Larry Kramer, lui, vit dans la frustration de ses 36000 dollars annuels. Lui-même opprimé par un système de justice déshumanisant, il se réjouit des sandwichs gratuits les jours de procès, et des débouchés sexuels que peut lui offrir sa position par rapport aux jolies membres des jurys. le révérend Bacon, lui, détourne l'argent du diocèse, et c'est un redoutable politique. le culte du lisse, vu sous l'angle des dollars, de l'agencement des intérieurs et de l'élégance - ou non - des vêtements se fissure avec cette affaire McCoy. Une question surgit : si tout cela est faux, où est le vrai ? Fallow lèverait alors la main, son journal dans l'autre : une vérité crue, sordide selon les détails, cruelle pour ceux qu'elle pousse sur la place publique. Mais les médias - presse et télévision - n'offrent qu'une vision étriquée de la réalité, qui doit correspondre à leurs intérêts, en premier lieu économique. Où est la vérité, où est la justice, puisque les deux sont liés, et où ces deux concepts peuvent-ils bien se trouver si on ne les croise même plus au tribunal du Bronx, où le procureur Weiss et le substitut Kramer mènent en réalité une campagne politique ? Pour peu qu'ils existent encore, ces deux concepts semblent avoir été travestis par New York. Manipulés par les groupes sociaux en fonction de leurs intérêts, ils sont des valeurs phares au nom desquelles toute conduite individuelle et collective trouve une justification. Vérité et justice deviennent alors des prises de guerre dans ce qui apparaît fondamentalement comme une lutte politique. Vérité et justice définissent, en réalité, des rapports de pouvoir. Justice blanche, clament les soutiens du révérend Bacon ; justice universelle, répond Abe Weiss qui y voit un moyen de sa réélection. La vérité et la justice appartiennent à ceux qui détiennent le pouvoir : ainsi Kramer croit-il se servir du sien pour faire triompher, au-delà de la justice due à une communauté, sa propre carrière. Dans l'océan de mensonge, toutefois, apparaissent quelques bouées de vérité. le juge Kovitsky, est l'une d'elles.

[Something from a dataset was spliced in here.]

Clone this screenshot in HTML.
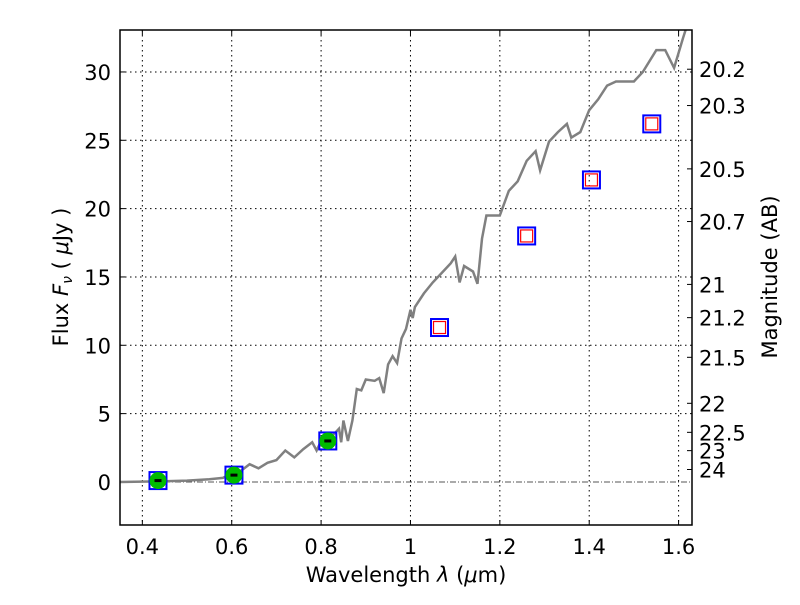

Ne demeure alors que la morale, dont McCoy a des réminiscences, d'abord liées à son milieu social - il convient d'avoir une prononciation et une grammaire parfaites, il convient de ne pas demeurer seul à un dîner mondain, il convient que le petit personnel reste à sa place - puis aux actes qu'il commet. Il pense d'abord - mais Maria
Ruskin l'en dissuade - à se dénoncer auprès de la police pour avoir renversé Henry Lamb puis, au moment de se défendre, la honte l'assaille souvent. D'abord parce que lui, le Maître de l'Univers, connaît l'intimité des cages sombres et violentes du tribunal, où ses chemises bien coupées le désignent comme inférieur (en force physique ou mentale) aux autres ; ensuite parce que, pour prouver son innocence, McCoy doit utiliser la ruse et la trahison, armes dont d'autres, avant, se sont servis contre lui (le financier français pour le Giscard d'or, Maria qui part en Italie). Enfin parce que sa dégringolade n'est pas seulement personnelle : c'est aussi en tant que mari, et surtout en tant que père, que McCoy perd sa position. de façon paradoxale mais assez logique d'un point de vue chrétien, c'est au fond du gouffre, sans ses revenus, sans sa fonction de père, que la vraie dimension morale de McCoy apparaît. Pris dans l'engrenage d'une justice aveugle pour de mauvaises raisons - sa cécité est liée à des intérêts politiques -, McCoy éprouve dans sa chair l'hypocrisie de son milieu - le président du syndic qui lui demande de quitter les lieux, l'ancienne amie qui se propose de vendre leur superbe appartement, l'appétit voyeur de la bonne société pour le récit glauque de Sherman sur sa courte expérience carcérale - et la violence du système. A ce titre, l'épisode de l'emprisonnement très temporaire de McCoy est d'une brutalité effrayante, et l'humiliation infligée est la plus totale. L'humiliation, ici, doit d'ailleurs être comprise à son sens littéral : ce qui rend humble. C'est aussi ce qui fait retrouver à McCoy sa dignité noyée autrefois dans les dollars et la suffisance. C'est cela qui lui fait affronter, à la fin du roman, une foule prête pourtant à le lyncher. C'est cela qui le fait redevenir humain. Car Sherman McCoy l'a compris : il n'y a pas que le Bronx qui est une jungle ; c'est New York toute entière qui l'est. Et dans la jungle n'existe qu'une seule loi : celle du plus fort.